Does the Term “Attorneys’ Fees as Part of the Costs” Include Experts’ Fees?
The Individuals with Disabilities Education Act provides that a court “may award reasonable attorneys’ fees as part of the costs” to prevailing parents. The question here is whether that extends to compensation of experts. The Court argues that since the Act was passed under Congress’ spending power, it must be construed much like a contract (
The Court also finds the costs/expenses distinction in the paragraph of a GAO study that respondents use to argue that their reading was intended by Congress. The Court then moves on to the case law basis for its decision.
In Crawford Fitting the Court ruled that the term “costs” in 28 U.S.C. §1821 was defined by the list set out in 28 U.S.C. §1920 because to decide otherwise would be to decide that a portion of the law had been overruled. It also warned that it would not “lightly infer that Congress has repealed §§1920 and 1821.” In Casey the Court ruled that the term “reasonable attorney’s fees as part of the costs” in 42 U.S.C. §1988 did not include expert fees. Deciding that the same language has two different meanings goes against the idea that the states must be put on notice of the requirements of the law. The lower court noted a conference committee report that said “the conferees inted[ed] that the term ‘attorneys’ fees as part of the costs’ include reasonable expenses and fees of expert witnesses and the reasonable costs of any test or evaluation which is found to be necessary for the preparation of the … case.” While this may be a genuine expression of a legislative intent to coin a term of art, the Court rejects the argument because (a) it does not make the requirements of the law on the states unequivocal, and (b) it implicitly recognizes that the ordinary meaning of the terms does not include expert fees.
Respondents argue that their interpretation comports with the overarching goals of the law, but the Court finds these goals to be too general to clearly convey a legal obligation on the states. “In a spending clause case, the key is not what a majority of Members of both houses intended but what the States are clearly told regarding the conditions that go along with the acceptance of those funds.”
Justice Ginsburg objects to the extraction of a ‘clear notice’ requirement from Pennhurst because this case does not concern the Spending Clause framework, but remedies available against a noncomplying district.
Justices Breyer, Stevens, and Souter emphasize the Conference Committee report as an expression of legislative intent and argue that this interpretation furthers the IDEA’s statutorily defined purposes.
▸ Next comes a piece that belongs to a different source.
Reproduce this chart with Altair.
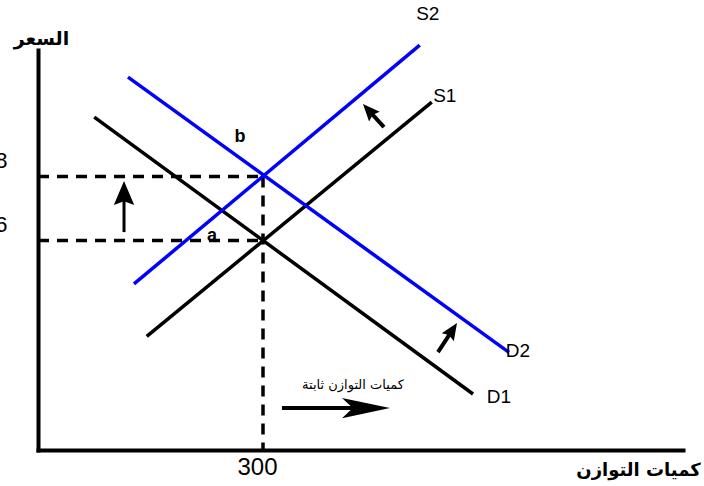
import math
import altair as alt
import pandas as pd

# ---- scale extents (quantity on x, price on y) ----
Q_DOMAIN = [0, 860]
P_DOMAIN = [-0.55, 11.95]
PLOT_W, PLOT_H = 645, 400

# ---- equilibrium values ----
Q_EQ = 300
P_OLD = 6
P_NEW = 8

# ---- supply and demand curves: endpoints in (quantity, price) ----
curve_names = ["D1", "S1", "D2", "S2"]
curve_q_start = [75, 145, 120, 128]
curve_p_start = [9.85, 3.0, 11.1, 4.64]
curve_q_end = [580, 525, 628, 509]
curve_p_end = [1.2, 10.32, 2.5, 12.1]

# ---- shift arrows: tail and tip in (quantity, price) ----
arrow_names = ["price_up", "supply_shift", "demand_shift", "quantity_fixed"]
arrow_q_tail = [114.7, 461.3, 533.3, 325.3]
arrow_p_tail = [6.26, 9.54, 2.51, 0.76]
arrow_q_tip = [114.7, 433.3, 558.7, 469.3]
arrow_p_tip = [7.86, 10.26, 3.42, 0.76]

# ---- texts ----
price_title = "السعر"
quantity_title = "كميات التوازن"
quantity_note = "كميات التوازن ثابتة"
price_ticks = [P_OLD, P_NEW]
quantity_ticks = [Q_EQ]
point_labels = ["a", "b"]

# ---- styling ----
CURVE_COLOR = {"D1": "#000000", "S1": "#000000", "D2": "#0000ff", "S2": "#0000ff"}
LABEL_SHIFT = {"D1": (26, 3), "S1": (13, -6), "D2": (9, -1), "S2": (8, -31)}
HEAD_LONG = "M0,0L-2,-0.42L-1.55,0L-2,0.42Z"
HEAD_SHORT = "M0,0L-2,-0.85L-1.7,0L-2,0.85Z"
ARROW_STYLE = {
    "price_up": dict(head=HEAD_SHORT, head_len=24, width=3),
    "supply_shift": dict(head=HEAD_SHORT, head_len=17, width=4),
    "demand_shift": dict(head=HEAD_SHORT, head_len=17, width=4),
    "quantity_fixed": dict(head=HEAD_LONG, head_len=48, width=4),
}
LATIN = "Liberation Sans"
ARABIC = "DejaVu Sans"

KX = PLOT_W / (Q_DOMAIN[1] - Q_DOMAIN[0])
KY = PLOT_H / (P_DOMAIN[1] - P_DOMAIN[0])

x_scale = alt.Scale(domain=Q_DOMAIN, nice=False, zero=False)
y_scale = alt.Scale(domain=P_DOMAIN, nice=False, zero=False)

x_axis = alt.Axis(
    values=quantity_ticks, grid=False, ticks=False, tickSize=0,
    domainColor="#000000", domainWidth=4, domainCap="square",
    labelFont=LATIN, labelFontSize=24, labelColor="#000000",
    labelPadding=5, labelOffset=-6, labelFlush=False,
    title=quantity_title, titleX=600, titleY=25, titleAngle=0,
    titleAlign="center", titleBaseline="alphabetic",
    titleFont=ARABIC, titleFontSize=18, titleFontWeight="bold",
    titleColor="#000000")
y_axis = alt.Axis(
    values=price_ticks, grid=False, ticks=False, tickSize=0,
    domainColor="#000000", domainWidth=4, domainCap="square",
    labelFont=LATIN, labelFontSize=22, labelColor="#000000",
    labelPadding=31, labelOffset=-16, labelFlush=False,
    title=price_title, titleX=3, titleY=-6, titleAngle=0,
    titleAlign="center", titleBaseline="alphabetic",
    titleFont=ARABIC, titleFontSize=19, titleFontWeight="bold",
    titleColor="#000000")


def qx(field):
    return alt.X(field, type="quantitative", scale=x_scale, axis=x_axis)


def py(field):
    return alt.Y(field, type="quantitative", scale=y_scale, axis=y_axis)


# ---- tables ----
curves = pd.DataFrame({
    "curve": curve_names,
    "q": curve_q_start, "p": curve_p_start,
    "q2": curve_q_end, "p2": curve_p_end,
})

guides = pd.DataFrame({
    "q": [0, 0, Q_EQ],
    "p": [P_NEW, P_OLD, P_NEW],
    "q2": [Q_EQ, Q_EQ, Q_EQ],
    "p2": [P_NEW, P_OLD, P_DOMAIN[0]],
})

rows = []
for name, qt, pt, qh, ph in zip(arrow_names, arrow_q_tail, arrow_p_tail,
                                arrow_q_tip, arrow_p_tip):
    st = ARROW_STYLE[name]
    dxp = (qh - qt) * KX
    dyp = -(ph - pt) * KY
    length = math.hypot(dxp, dyp)
    frac = 1 - 0.55 * st["head_len"] / length
    rows.append({
        "arrow": name,
        "q": qt, "p": pt,
        "qs": qt + (qh - qt) * frac, "ps": pt + (ph - pt) * frac,
        "qh": qh, "ph": ph,
        "angle": math.degrees(math.atan2(dyp, dxp)) % 360,
        "size": st["head_len"] ** 2,
        "head": st["head"],
        "width": st["width"],
    })
arrows = pd.DataFrame(rows)

# ---- layers ----
curve_layer = alt.Chart(curves).mark_rule(strokeWidth=3.5, strokeCap="butt").encode(
    x=qx("q"), y=py("p"),
    x2="q2:Q", y2="p2:Q",
    color=alt.Color("curve:N", scale=alt.Scale(
        domain=curve_names, range=[CURVE_COLOR[c] for c in curve_names]),
        legend=None),
)

guide_layer = alt.Chart(guides).mark_rule(
    strokeWidth=3.5, strokeDash=[11, 8], color="#000000", strokeCap="butt"
).encode(
    x=qx("q"), y=py("p"),
    x2="q2:Q", y2="p2:Q",
)

shaft_layer = alt.Chart(arrows).mark_rule(color="#000000", strokeCap="butt").encode(
    x=qx("q"), y=py("p"),
    x2="qs:Q", y2="ps:Q",
    strokeWidth=alt.StrokeWidth("width:Q", scale=None),
)

head_layer = alt.Chart(arrows).mark_point(
    filled=True, opacity=1, color="#000000", strokeWidth=0
).encode(
    x=qx("qh"), y=py("ph"),
    shape=alt.Shape("head:N", scale=None),
    size=alt.Size("size:Q", scale=None),
    angle=alt.Angle("angle:Q", scale=None),
)

label_layers = []
for i, name in enumerate(curve_names):
    dx, dy = LABEL_SHIFT[name]
    label_layers.append(
        alt.Chart(curves.iloc[[i]]).mark_text(
            text=name, font=LATIN, fontSize=19, color="#000000",
            align="center", baseline="middle", dx=dx, dy=dy,
        ).encode(x=qx("q2"), y=py("p2"))
    )

eq_points = pd.DataFrame({"q": [Q_EQ, Q_EQ], "p": [P_OLD, P_NEW], "label": point_labels})
eq_shift = {"a": (-51, -4), "b": (-23, -39)}
for lab in point_labels:
    dx, dy = eq_shift[lab]
    label_layers.append(
        alt.Chart(eq_points[eq_points["label"] == lab]).mark_text(
            font=LATIN, fontSize=18, fontWeight="bold", color="#000000",
            align="center", baseline="middle", dx=dx, dy=dy,
        ).encode(x=qx("q"), y=py("p"), text="label:N")
    )

note_row = arrows[arrows["arrow"] == "quantity_fixed"].assign(
    qm=lambda d: (d["q"] + d["qh"]) / 2
)
note_layer = alt.Chart(note_row).mark_text(
    text=quantity_note, font=ARABIC, fontSize=13, color="#000000",
    align="center", baseline="middle", dx=17, dy=-23,
).encode(x=qx("qm"), y=py("p"))

chart = alt.layer(
    guide_layer, curve_layer, shaft_layer, head_layer, note_layer, *label_layers
).properties(
    width=PLOT_W,
    height=PLOT_H,
    padding={"left": 38, "top": 50, "right": 21, "bottom": 36},
    autosize=alt.AutoSizeParams(type="none"),
    background="#ffffff",
).configure_view(stroke=None)

chart.save("out.html", embed_options={"renderer": "svg", "actions": False})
When passing the IDEA several senators introduced a bill that would have put a cap on the fees, but would have explicitly authorized the award of witness fees and other reasonable expenses, in addition to attorney fees. Its replacement also allowed a parent to recover attorney’s fees “in addition to the costs,” language which was described as “enable[ing] courts to compensate parents for whatever reasonable costs they had to incur to fully sercure what was guaranteed to them by the EHA.” Meanwhile, the House version provided for “attorneys’ fees, expenses and costs.” These phrases were changed to what they are today, according to the conference report, in order to “ incorporate the Supreme Court[‘s] Marek v. Chesny decision. The conferees intended… (see above).”
The dissent warns that today’s ruling will restrict the primary purpose of the Act by reinstituting obstacles to the vindication that the Act provides. IDEA has been interpreted in the past without any reference to clear-statement rules or to the Spending Clause. Also, “neither Pennhurst nor any other case suggests that every spending detail of a Spending Clause statute must be spelled out with unusual clarity.” Besides, judicial filling-in is to be expected, and the States would have accepted the funds anyway. The states could have anticipated some requirement, and the dissent believes that its interpretation is not so far out of line that it would pose an unfair burden on the states. The dissent suggests that the law should be read as implying a general power to award costs, while specifying reasonable attorneys’ fees among them.
Additionally, the cost list that the majority uses applies only in federal court, which makes no sense here as the actions must begin in state court. Addressing the argument that the traditional scope of the term of art “costs” does not include expert fees, the dissent believes that the congressional intent is sufficient to demonstrate that the term was not meant as a term of art.